I went to my first lacrosse game last month. A friend of mine is on his high school varsity team, so despite having no experience with or knowledge about the sport, I went to see him play.

This was my reaction moments into the game: It's a bunch of boys running around a field hitting each other with sticks. ... No wonder they like it!

This was followed by much confusion as to how in the world the game is actually played. I understood that the goal of the game is to get a goal, but some of the things that went on while the players were trying to get a goal were confusing to a lacrosse newbie like myself.

Take the face-off thing that happens at the beginning of quarters, after goals, and maybe at some other (not) random times. These two guys are crouched down all intense, ready to fight over the ball, with some other players stationed at various distances away. The whistle blows, they start grappling for ball control, and the other players dash in. One team gets the ball, and suddenly one of the guys that was hell-bent on getting to that face-off turns around and runs off the field. Just runs right off the field!

Tell me how that makes sense (and I don't want to hear sensible things about how lacrosse has specialized positions, and some players are better at offense or defense, and one player runs off the field so another can take his place. That's beside the point).

I also couldn't see any rhyme or reason as to which team got the ball after it went out of bounds. And why were players from both teams running after it holding out their sticks? More confusion.

My friend's team won that game, which was cool, but I decided I needed a little help before I went to another. So I went to my ever-helpful local library and checked out "Lacrosse for Dummies (2nd Edition)."

It was quite informative. I was excited to learn the official name for the stick thing that the players use to throw, catch, and carry the ball. It's called (wait for it) a stick. And when the players run after the ball holding their sticks out as it goes out of bound?

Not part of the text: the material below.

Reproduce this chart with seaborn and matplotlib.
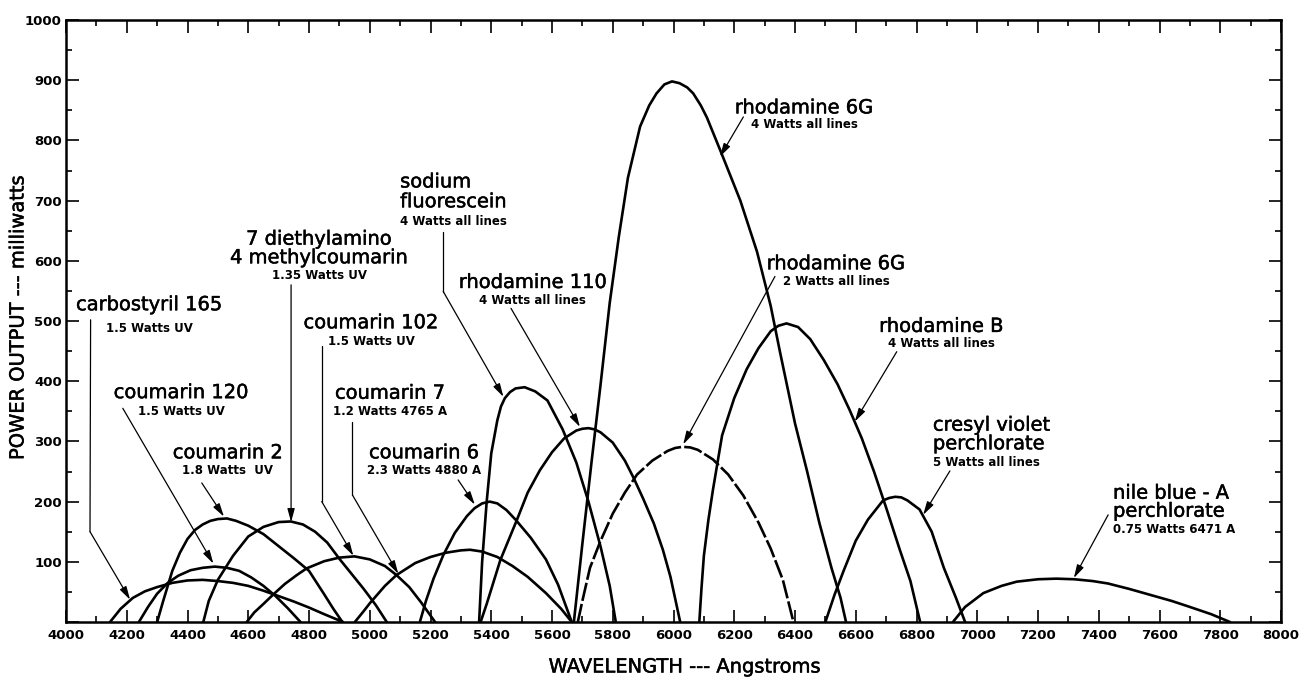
import matplotlib
matplotlib.use("Agg")
import matplotlib.pyplot as plt
import matplotlib.patheffects as pe
import numpy as np
import pandas as pd
import seaborn as sns
from matplotlib.ticker import MultipleLocator, FuncFormatter

# ---------------- data (wavelength in Angstroms, power in milliwatts) ----------------
carbostyril_165_x = [4145, 4180, 4220, 4260, 4300, 4350, 4400, 4450, 4500, 4550, 4600, 4650, 4700, 4750, 4800, 4850, 4912]
carbostyril_165_y = [0, 22, 40, 51, 58, 65, 69, 70, 68, 65, 60, 52, 43, 34, 24, 13, 0]

coumarin_120_x = [4240, 4270, 4300, 4335, 4370, 4410, 4450, 4490, 4530, 4570, 4610, 4650, 4690, 4730, 4772]
coumarin_120_y = [0, 25, 47, 65, 77, 86, 90, 92, 90, 85, 74, 60, 43, 23, 0]

coumarin_2_x = [4300, 4320, 4350, 4375, 4400, 4425, 4450, 4475, 4500, 4530, 4560, 4600, 4650, 4700, 4750, 4800, 4850, 4880, 4910]
coumarin_2_y = [0, 35, 85, 115, 138, 153, 162, 168, 171, 172, 168, 160, 146, 126, 106, 85, 46, 22, 0]

diethylamino_x = [4452, 4470, 4500, 4550, 4600, 4650, 4700, 4740, 4780, 4820, 4860, 4900, 4940, 4980, 5020, 5056]
diethylamino_y = [0, 35, 70, 110, 142, 158, 166, 167, 162, 150, 132, 105, 80, 55, 28, 0]

coumarin_102_x = [4595, 4620, 4650, 4683, 4720, 4760, 4792, 4850, 4900, 4950, 5000, 5050, 5088, 5130, 5170, 5215]
coumarin_102_y = [0, 16, 30, 46, 63, 78, 89, 101, 107, 109, 104, 93, 78, 58, 32, 0]

coumarin_7_x = [4951, 4980, 5000, 5050, 5088, 5150, 5200, 5250, 5300, 5330, 5370, 5420, 5470, 5520, 5580, 5630, 5665]
coumarin_7_y = [0, 18, 31, 60, 78, 98, 108, 115, 119, 120, 117, 108, 93, 75, 48, 22, 0]

coumarin_6_x = [5165, 5185, 5210, 5242, 5280, 5320, 5345, 5370, 5395, 5420, 5450, 5480, 5530, 5580, 5620, 5665]
coumarin_6_y = [0, 35, 72, 111, 148, 176, 189, 197, 200, 197, 186, 170, 140, 104, 62, 0]

sodium_fluorescein_x = [5360, 5370, 5385, 5400, 5420, 5432, 5445, 5462, 5480, 5510, 5545, 5585, 5635, 5680, 5720, 5760, 5790, 5810]
sodium_fluorescein_y = [0, 100, 200, 280, 335, 358, 372, 382, 388, 390, 383, 368, 320, 265, 200, 125, 60, 0]

rhodamine_110_x = [5365, 5385, 5430, 5484, 5520, 5560, 5600, 5640, 5680, 5700, 5720, 5740, 5760, 5800, 5840, 5870, 5900, 5935, 5965, 5990, 6005, 6022]
rhodamine_110_y = [0, 30, 103, 169, 215, 252, 282, 305, 318, 321, 322, 320, 315, 298, 268, 238, 205, 164, 120, 75, 40, 0]

rhodamine_6g_4w_x = [5672, 5700, 5730, 5760, 5790, 5820, 5850, 5890, 5920, 5944, 5970, 5995, 6020, 6045, 6065, 6090, 6110, 6160, 6220, 6275, 6320, 6350, 6400, 6440, 6480, 6520, 6550, 6568]
rhodamine_6g_4w_y = [0, 130, 265, 395, 530, 640, 738, 823, 858, 878, 893, 898, 895, 888, 878, 858, 838, 776, 700, 615, 525, 450, 330, 250, 165, 90, 40, 0]

rhodamine_6g_2w_x = [5685, 5700, 5725, 5760, 5800, 5840, 5880, 5930, 5980, 6005, 6030, 6055, 6080, 6130, 6180, 6230, 6280, 6320, 6360, 6395]
rhodamine_6g_2w_y = [0, 35, 90, 135, 180, 215, 245, 268, 284, 289, 291, 290, 286, 270, 245, 210, 165, 122, 70, 0]

rhodamine_b_x = [6085, 6092, 6100, 6115, 6130, 6160, 6200, 6241, 6280, 6320, 6345, 6372, 6410, 6450, 6495, 6540, 6580, 6620, 6660, 6700, 6745, 6780, 6812]
rhodamine_b_y = [0, 55, 110, 170, 220, 310, 372, 420, 455, 483, 492, 496, 490, 470, 435, 395, 352, 305, 250, 190, 120, 68, 0]

cresyl_violet_x = [6500, 6530, 6560, 6600, 6640, 6690, 6710, 6730, 6750, 6770, 6810, 6850, 6890, 6930, 6960]
cresyl_violet_y = [0, 45, 85, 135, 170, 202, 206, 208, 207, 202, 187, 150, 90, 40, 0]

nile_blue_x = [6920, 6960, 7020, 7080, 7130, 7200, 7260, 7320, 7380, 7430, 7500, 7570, 7640, 7700, 7770, 7832]
nile_blue_y = [0, 25, 48, 60, 67, 71, 72, 71, 68, 64, 55, 45, 35, 25, 13, 0]

x_ticks = list(range(4000, 8001, 200))
y_ticks = list(range(0, 1001, 100))

curves = [
    ("carbostyril 165", carbostyril_165_x, carbostyril_165_y, "solid"),
    ("coumarin 120", coumarin_120_x, coumarin_120_y, "solid"),
    ("coumarin 2", coumarin_2_x, coumarin_2_y, "solid"),
    ("7 diethylamino 4 methylcoumarin", diethylamino_x, diethylamino_y, "solid"),
    ("coumarin 102", coumarin_102_x, coumarin_102_y, "solid"),
    ("coumarin 7", coumarin_7_x, coumarin_7_y, "solid"),
    ("coumarin 6", coumarin_6_x, coumarin_6_y, "solid"),
    ("sodium fluorescein", sodium_fluorescein_x, sodium_fluorescein_y, "solid"),
    ("rhodamine 110", rhodamine_110_x, rhodamine_110_y, "solid"),
    ("rhodamine 6G 4W", rhodamine_6g_4w_x, rhodamine_6g_4w_y, "solid"),
    ("rhodamine 6G 2W", rhodamine_6g_2w_x, rhodamine_6g_2w_y, "dashed"),
    ("rhodamine B", rhodamine_b_x, rhodamine_b_y, "solid"),
    ("cresyl violet perchlorate", cresyl_violet_x, cresyl_violet_y, "solid"),
    ("nile blue-A perchlorate", nile_blue_x, nile_blue_y, "solid"),
]

rows = []
for name, xs, ys, kind in curves:
    for x, y in zip(xs, ys):
        rows.append({"dye": name, "wavelength": x, "power": y, "kind": kind})
df = pd.DataFrame(rows)

# ---------------- figure ----------------
sns.set_theme(style="white")
plt.rcParams["font.family"] = ["DejaVu Sans"]

fig = plt.figure(figsize=(13.11, 6.77), dpi=100)
ax = fig.add_axes([66 / 1311, 55 / 677, 1215 / 1311, 602 / 677])

for name, xs, ys, kind in curves:
    sub = df[df["dye"] == name]
    ls = "-" if kind == "solid" else (0, (7, 1.2))
    sns.lineplot(data=sub, x="wavelength", y="power", ax=ax, color="black",
                 lw=1.9, linestyle=ls, sort=False, estimator=None, legend=False,
                 solid_joinstyle="round", solid_capstyle="round")

ax.set_xlim(4000, 8000)
ax.set_ylim(0, 1000)
ax.set_xticks(x_ticks)
ax.set_yticks(y_ticks)
ax.xaxis.set_minor_locator(MultipleLocator(100))
ax.yaxis.set_minor_locator(MultipleLocator(50))
ax.yaxis.set_major_formatter(FuncFormatter(lambda v, p: "" if v == 0 else f"{int(v)}"))
ax.tick_params(which="both", direction="in", top=True, right=True, bottom=True, left=True, color="black")
ax.tick_params(which="major", length=9, width=1.2)
ax.tick_params(which="minor", length=4.5, width=1.2)
ax.tick_params(axis="x", which="major", labelsize=9.5, pad=5, labelcolor="black")
ax.tick_params(axis="y", which="major", labelsize=9.5, pad=3, labelcolor="black")
for lab in ax.get_xticklabels() + ax.get_yticklabels():
    lab.set_fontweight("bold")
for sp in ax.spines.values():
    sp.set_color("black")
    sp.set_linewidth(1.8)
ax.set_xlabel("")
ax.set_ylabel("")
ax.grid(False)

THICK = [pe.withStroke(linewidth=0.35, foreground="black")]

fig.text(685 / 1311, 1 - 667 / 677, "WAVELENGTH --- Angstroms", ha="center", va="center",
         fontsize=14, color="black", path_effects=THICK)
fig.text(18 / 1311, 1 - 317 / 677, "POWER OUTPUT --- milliwatts", ha="center", va="center",
         rotation=90, fontsize=14, color="black", path_effects=THICK)

# ---------------- annotations ----------------
MAIN = dict(fontsize=14, color="black", va="center", path_effects=THICK)
SUB = dict(fontsize=8.5, fontweight="bold", color="black", va="center")
ARROW = dict(arrowstyle="-|>,head_length=0.8,head_width=0.22", color="black", lw=0.9,
             shrinkA=0, shrinkB=0, mutation_scale=10)


def arrow(start, tip):
    ax.annotate("", xy=tip, xytext=start, arrowprops=ARROW)


def leader(p0, p1):
    ax.plot([p0[0], p1[0]], [p0[1], p1[1]], color="black", lw=0.9)


# carbostyril 165
ax.text(4275, 527, "carbostyril 165", ha="center", **MAIN)
ax.text(4275, 488, "1.5 Watts UV", ha="center", **SUB)
leader((4081, 502), (4079, 150))
arrow((4079, 150), (4211, 37))

# 7 diethylamino 4 methylcoumarin
ax.text(4833, 636, "7 diethylamino", ha="center", **MAIN)
ax.text(4833, 605, "4 methylcoumarin", ha="center", **MAIN)
ax.text(4833, 576, "1.35 Watts UV", ha="center", **SUB)
arrow((4741, 560), (4741, 166))

# coumarin 102
ax.text(5004, 497, "coumarin 102", ha="center", **MAIN)
ax.text(5004, 466, "1.5 Watts UV", ha="center", **SUB)
leader((4842, 458), (4842, 200))
arrow((4842, 200), (4946, 110))

# coumarin 120
ax.text(4379, 381, "coumarin 120", ha="center", **MAIN)
ax.text(4379, 350, "1.5 Watts UV", ha="center", **SUB)
arrow((4187, 355), (4485, 97))

# coumarin 2
ax.text(4533, 281, "coumarin 2", ha="center", **MAIN)
ax.text(4533, 251, "1.8 Watts  UV", ha="center", **SUB)
arrow((4447, 231), (4520, 175))

# coumarin 7
ax.text(5067, 380, "coumarin 7", ha="center", **MAIN)
ax.text(5067, 350, "1.2 Watts 4765 A", ha="center", **SUB)
leader((4943, 333), (4943, 211))
arrow((4943, 211), (5094, 80))

# coumarin 6
ax.text(5179, 281, "coumarin 6", ha="center", **MAIN)
ax.text(5179, 251, "2.3 Watts 4880 A", ha="center", **SUB)
arrow((5291, 236), (5346, 195))

# sodium fluorescein
ax.text(5100, 731, "sodium", ha="left", **MAIN)
ax.text(5100, 698, "fluorescein", ha="left", **MAIN)
ax.text(5100, 666, "4 Watts all lines", ha="left", **SUB)
leader((5242, 648), (5242, 549))
arrow((5242, 549), (5440, 374))

# rhodamine 110
ax.text(5537, 564, "rhodamine 110", ha="center", **MAIN)
ax.text(5537, 534, "4 Watts all lines", ha="center", **SUB)
arrow((5465, 521), (5692, 324))

# rhodamine 6G (4 W)
ax.text(6430, 854, "rhodamine 6G", ha="center", **MAIN)
ax.text(6430, 827, "4 Watts all lines", ha="center", **SUB)
arrow((6230, 839), (6153, 773))

# rhodamine 6G (2 W)
ax.text(6535, 595, "rhodamine 6G", ha="center", **MAIN)
ax.text(6535, 565, "2 Watts all lines", ha="center", **SUB)
arrow((6334, 574), (6032, 295))

# rhodamine B
ax.text(6882, 491, "rhodamine B", ha="center", **MAIN)
ax.text(6882, 463, "4 Watts all lines", ha="center", **SUB)
arrow((6735, 449), (6597, 333))

# cresyl violet perchlorate
ax.text(6854, 327, "cresyl violet", ha="left", **MAIN)
ax.text(6854, 296, "perchlorate", ha="left", **MAIN)
ax.text(6854, 265, "5 Watts all lines", ha="left", **SUB)
arrow((6910, 251), (6822, 178))

# nile blue - A perchlorate
ax.text(7447, 214, "nile blue - A", ha="left", **MAIN)
ax.text(7447, 184, "perchlorate", ha="left", **MAIN)
ax.text(7447, 153, "0.75 Watts 6471 A", ha="left", **SUB)
arrow((7431, 178), (7318, 73))

fig.savefig("out.png", dpi=100, facecolor="white")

That's because sometimes, the team closest to the ball when it goes out gains possession of it when play resumes.

I went to another one of my friend's games this month. Even though they didn't do so well, I was able to understand the gameplay a little more thanks to the "Dummies" book.

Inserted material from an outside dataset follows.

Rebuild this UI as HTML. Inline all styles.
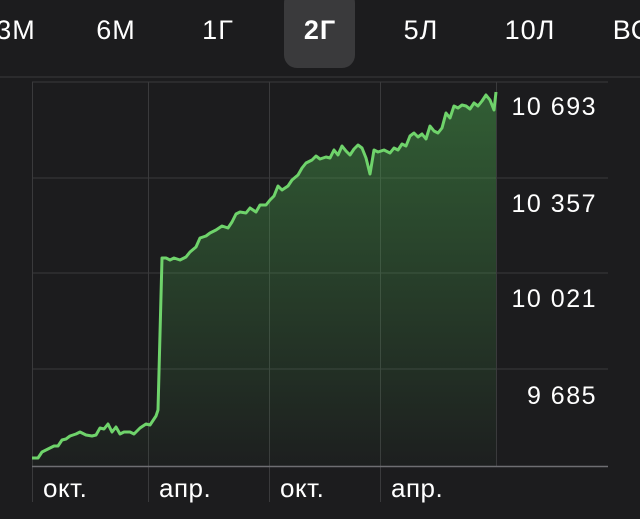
<!DOCTYPE html>
<html><head><meta charset="utf-8"><style>
html,body{margin:0;padding:0;background:#1c1c1e;}
body{width:640px;height:519px;overflow:hidden;position:relative;font-family:"Liberation Sans",sans-serif;color:#fff;}
.tab{position:absolute;top:15px;font-size:27px;letter-spacing:1px;transform:translateX(-50%);}
.pill{position:absolute;left:284px;top:-10px;width:71px;height:78px;background:#3a3a3c;border-radius:13px;}
.yl{position:absolute;right:43px;font-size:25px;letter-spacing:1.5px;}
.xl{position:absolute;top:473px;font-size:26px;letter-spacing:0.5px;}
</style></head><body>
<div class="pill"></div>
<div class="tab" style="left:16px">3M</div>
<div class="tab" style="left:116px">6M</div>
<div class="tab" style="left:218px">1Г</div>
<div class="tab" style="left:320px;font-weight:bold">2Г</div>
<div class="tab" style="left:421px">5Л</div>
<div class="tab" style="left:530px">10Л</div>
<div class="tab" style="left:632px">ВС</div>
<svg width="640" height="519" style="position:absolute;left:0;top:0">
<defs><linearGradient id="g" x1="0" y1="0" x2="0" y2="1">
<stop offset="0" stop-color="#4caf50" stop-opacity="0.45"/><stop offset="1" stop-color="#4caf50" stop-opacity="0.02"/></linearGradient></defs>
<line x1="0" y1="77" x2="640" y2="77" stroke="#3a3a3c" stroke-width="1"/>
<g stroke="#3a3a3c" stroke-width="1">
<line x1="32" y1="82" x2="608" y2="82"/>
<line x1="32" y1="178" x2="608" y2="178"/>
<line x1="32" y1="273" x2="608" y2="273"/>
<line x1="32" y1="369" x2="608" y2="369"/>
<line x1="32.5" y1="82" x2="32.5" y2="502"/>
<line x1="148.5" y1="82" x2="148.5" y2="502"/>
<line x1="269.5" y1="82" x2="269.5" y2="502"/>
<line x1="380.5" y1="82" x2="380.5" y2="502"/>
<line x1="496.5" y1="82" x2="496.5" y2="467"/>
</g>
<line x1="32" y1="466.5" x2="608" y2="466.5" stroke="#6e6e72" stroke-width="1.5"/>
<polygon fill="url(#g)" points="32,466 32,458 38,458 42,452 48,449 54,446 58,446 62,440 66,439 70,436 76,434 80,432 86,435 92,436 96,435 100,428 104,429 108,424 112,432 116,427 120,434 124,432 130,432 134,434 140,428 146,424 150,425 156,416 158,410 162,258 166,258 170,260 174,258 180,260 186,257 190,252 196,247 200,238 206,236 210,233 216,230 222,226 228,228 232,222 236,214 240,212 246,213 250,208 256,212 260,205 266,205 270,200 274,196 278,186 282,190 288,186 292,180 298,175 302,168 306,163 312,160 316,156 320,159 326,157 330,158 334,150 338,155 342,146 346,151 350,155 354,149 358,145 362,148 366,158 370,174 374,150 378,152 384,150 390,153 394,148 398,150 402,144 406,146 410,136 414,133 418,137 422,134 426,139 430,126 434,131 438,133 442,128 446,113 450,118 454,106 458,108 462,105 466,106 470,109 474,103 478,106 482,101 486,95 490,100 494,110 496,92 496,466"/>
<polyline fill="none" stroke="#6fd36b" stroke-width="3" stroke-linejoin="round" points="32,458 38,458 42,452 48,449 54,446 58,446 62,440 66,439 70,436 76,434 80,432 86,435 92,436 96,435 100,428 104,429 108,424 112,432 116,427 120,434 124,432 130,432 134,434 140,428 146,424 150,425 156,416 158,410 162,258 166,258 170,260 174,258 180,260 186,257 190,252 196,247 200,238 206,236 210,233 216,230 222,226 228,228 232,222 236,214 240,212 246,213 250,208 256,212 260,205 266,205 270,200 274,196 278,186 282,190 288,186 292,180 298,175 302,168 306,163 312,160 316,156 320,159 326,157 330,158 334,150 338,155 342,146 346,151 350,155 354,149 358,145 362,148 366,158 370,174 374,150 378,152 384,150 390,153 394,148 398,150 402,144 406,146 410,136 414,133 418,137 422,134 426,139 430,126 434,131 438,133 442,128 446,113 450,118 454,106 458,108 462,105 466,106 470,109 474,103 478,106 482,101 486,95 490,100 494,110 496,92"/>
</svg>
<div class="yl" style="top:93px">10 693</div>
<div class="yl" style="top:190px">10 357</div>
<div class="yl" style="top:285px">10 021</div>
<div class="yl" style="top:382px">9 685</div>
<div class="xl" style="left:43px">окт.</div>
<div class="xl" style="left:159px">апр.</div>
<div class="xl" style="left:280px">окт.</div>
<div class="xl" style="left:391px">апр.</div>
</body></html>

Maybe if he plays next year I'll actually read more than just the first four chapters.

Tuesday, May 8, 2012

Post-Hunger Games

The following is my immediate visceral reaction to the Hunger Games trilogy after having read all three books in nine hours over three days, three hours per book, one book per day.
They wrecked me. The Hunger Games wrecked me.
I’ve either been crying or on the verge of it ever since I finished them an hour ago. I can’t handle it. I feel exhausted. I’m not sure what to do to get it out of my head. The story engulfed me, consumed me. I am unable to deal with the intensity of the emotions that were contained in that story, those books.
I must send others down the same path, let them be consumed as I was. Maybe then I’ll be able to find what’s left of me, what didn’t get destroyed or devoured by the voracity of the story that is The Hunger Games. But if I never find myself again, if the words have wrought some change in me, is that so bad?
All I can do now is sleep.
I read the trilogy for the first time in February 2012, before The Hunger Games movie was released in theaters.